**MATERIAL:**

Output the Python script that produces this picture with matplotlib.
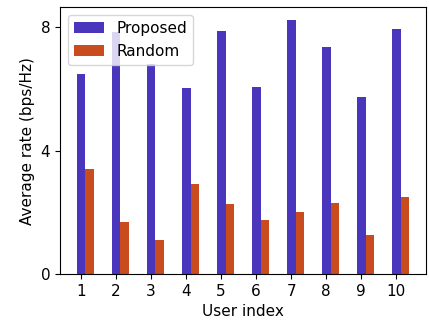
import numpy as np
import matplotlib
matplotlib.use("Agg")
import matplotlib.pyplot as plt

# Per-user average rate for each scheme
users = np.arange(1, 11)
proposed = [6.49, 7.85, 6.83, 6.03, 7.88, 6.06, 8.24, 7.36, 5.74, 7.95]
random_sel = [3.41, 1.69, 1.10, 2.92, 2.27, 1.75, 2.01, 2.30, 1.26, 2.50]

width = 0.25

fig, ax = plt.subplots(figsize=(4.29, 3.22), dpi=100)
fig.subplots_adjust(left=0.14, right=0.993, top=0.977, bottom=0.149)

ax.bar(users, proposed, width, color="#4a36bc", label="Proposed")
ax.bar(users + width, random_sel, width, color="#c84c1e", label="Random")

ax.set_xticks(users)
ax.set_yticks([0, 4, 8])
ax.tick_params(labelsize=11)
ax.set_xlabel("User index", fontsize=11)
ax.set_ylabel("Average rate (bps/Hz)", fontsize=11)
ax.legend(loc="upper left", fontsize=11)

fig.savefig("out.png", dpi=100)
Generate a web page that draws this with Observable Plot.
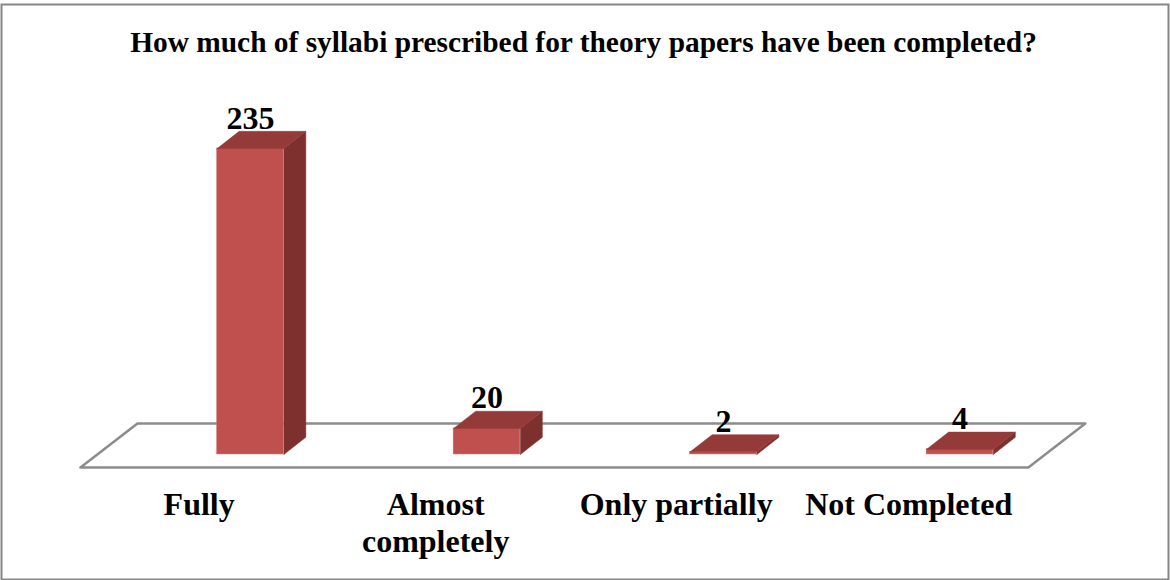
<!DOCTYPE html>
<html>
<head>
<meta charset="utf-8">
<script src="https://cdn.jsdelivr.net/npm/d3@7"></script>
<script src="https://cdn.jsdelivr.net/npm/@observablehq/plot@0.6"></script>
<style>
html,body{margin:0;padding:0;background:#fff;overflow:hidden}
svg{display:block}
</style>
</head>
<body>
<div id="chart"></div>
<script>
const titleText = "How much of syllabi prescribed for theory papers have been completed?";
const categories = ["Fully", "Almost\ncompletely", "Only partially", "Not Completed"];
const values = [235, 20, 2, 4];

const barHalf = 0.141, depthX = 0.093, depthY = 13.2;
const floorFront = [-0.719, 3.289], floorBack = [-0.478, 3.53], floorY = [-10, 23.8];
const bars = values.map((v, i) => ({i, v}));

const face = (name, pts) => pts.map(([x, y]) => ({face: name, x, y}));
const tops = [], sides = [];
bars.forEach(({i, v}) => {
  const l = i - barHalf, r = i + barHalf;
  tops.push(...face("t" + i, [[l, v], [r, v], [r + depthX, v + depthY], [l + depthX, v + depthY], [l, v]]));
  sides.push(...face("s" + i, [[r, 0], [r + depthX, depthY], [r + depthX, v + depthY], [r, v], [r, 0]]));
});
const floor = [
  {x: floorFront[0], y: floorY[0]}, {x: floorFront[1], y: floorY[0]},
  {x: floorBack[1], y: floorY[1]}, {x: floorBack[0], y: floorY[1]},
  {x: floorFront[0], y: floorY[0]}
];

const serif = "'Liberation Serif', 'Times New Roman', serif";
const labelRows = categories.map((c, i) => ({c, i}));
const labelStyle = {y: -26.3, text: "c", lineAnchor: "top", lineHeight: 1.15, fontSize: 32, fontWeight: "bold", fill: "#000", fontFamily: serif};

const plot = Plot.plot({
  width: 1170, height: 580,
  marginTop: 0, marginRight: 0, marginBottom: 0, marginLeft: 0,
  x: {domain: [-1.0571, 3.8901], range: [0, 1170], axis: null},
  y: {domain: [-96.8, 348.7], range: [580, 0], axis: null},
  style: {background: "#fff", fontFamily: serif},
  marks: [
    Plot.frame({stroke: "#868686", strokeWidth: 2, insetRight: 2, insetBottom: 1, insetLeft: 1, insetTop: 4}),
    Plot.line(floor, {x: "x", y: "y", stroke: "#8c8c8c", strokeWidth: 2.5}),
    Plot.line(sides, {x: "x", y: "y", z: "face", fill: "#7D302E", stroke: "#7D302E", strokeWidth: 0.5}),
    Plot.rectY(bars, {x1: d => d.i - barHalf, x2: d => d.i + barHalf, y1: 0, y2: "v", fill: "#C0504D", stroke: "#D0706C", strokeWidth: 0.5}),
    Plot.line(tops, {x: "x", y: "y", z: "face", fill: "#943B39", stroke: "#943B39", strokeWidth: 0.5}),
    Plot.text(bars, {x: "i", y: "v", text: d => String(d.v), dy: -20, lineAnchor: "bottom", fontSize: 32, fontWeight: "bold", fill: "#000", fontFamily: serif}),
    Plot.text(labelRows, {...labelStyle, filter: d => d.i !== 2, x: d => d.i - 0.217}),
    Plot.text(labelRows, {...labelStyle, filter: d => d.i === 2, x: d => d.i - 0.217, dx: 4}),
    Plot.text([titleText], {x: 1.408, y: 316, text: d => d, fontSize: 29.4, fontWeight: "bold", fill: "#000", fontFamily: serif})
  ]
});
document.getElementById("chart").append(plot);
</script>
</body>
</html>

**TASK:**
Copy the records above exactly, from the first line through the line containing "right=0.993, top=0.977, bottom=0.149)", and leave out the pictures.

**RESPONSE FOR THIS EXERCISE:**
Output the Python script that produces this picture with matplotlib.
import numpy as np
import matplotlib
matplotlib.use("Agg")
import matplotlib.pyplot as plt

# Per-user average rate for each scheme
users = np.arange(1, 11)
proposed = [6.49, 7.85, 6.83, 6.03, 7.88, 6.06, 8.24, 7.36, 5.74, 7.95]
random_sel = [3.41, 1.69, 1.10, 2.92, 2.27, 1.75, 2.01, 2.30, 1.26, 2.50]

width = 0.25

fig, ax = plt.subplots(figsize=(4.29, 3.22), dpi=100)
fig.subplots_adjust(left=0.14, right=0.993, top=0.977, bottom=0.149)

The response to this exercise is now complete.